Un jeune médecin dentiste, qui démarre à peine son projet, sera incapable de payer une telle somme. Lors des pourparlers avec le ministère, la Fédération a proposé d'exonérer ces jeunes durant les cinq premières années d’exercice avant d’adhérer à ce système, mais pour l’instant, rien n’est fixé.

Il y a également la problématique des femmes dentistes. Les périodes de grossesse et d’allaitement doivent ainsi être prises en considération dans le cadre de ces cotisations.
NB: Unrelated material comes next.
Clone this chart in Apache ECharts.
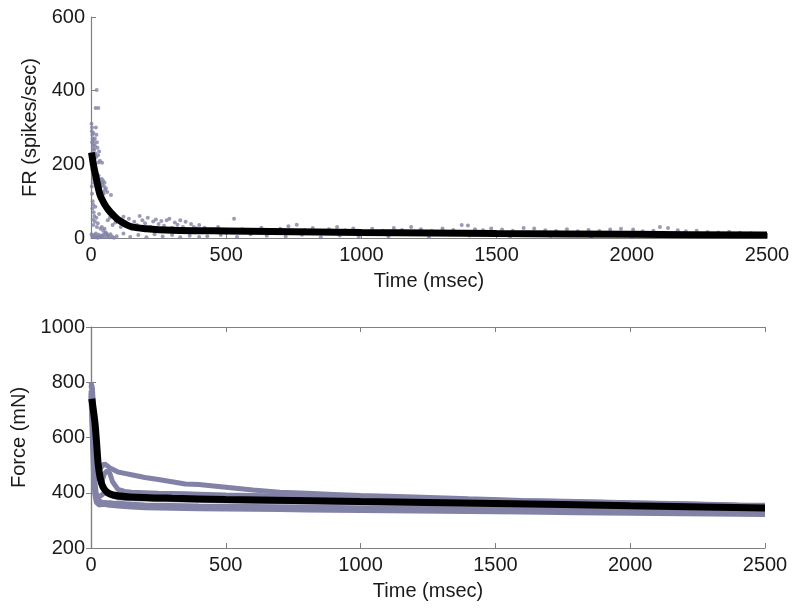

Enfin, il y a la problématique des personnes qui cotisent pendant 10 ou 15 ans et qui doivent continuer à cotiser lorsqu’elles ont un problème de santé, même si elles se trouvent contraintes de fermer leurs cabinets. Celles-ci ne peuvent, en plus, bénéficier de la couverture maladie que durant six mois.

- Où en est la loi sur l’exercice illégal de la médecine dentaire ?

- Le projet de loi 25-14 relatif à l'exercice des professions de préparateur et de manipulateur des produits de santé, qui régit le domaine de la prothèse dentaire, est toujours bloqué au niveau de la deuxième chambre du Parlement.

Lors de notre dernière rencontre avec le ministre de la Santé en mars, ce dernier nous a clairement indiqué que c’était un dossier que nous, en tant que Fédération, devions régler.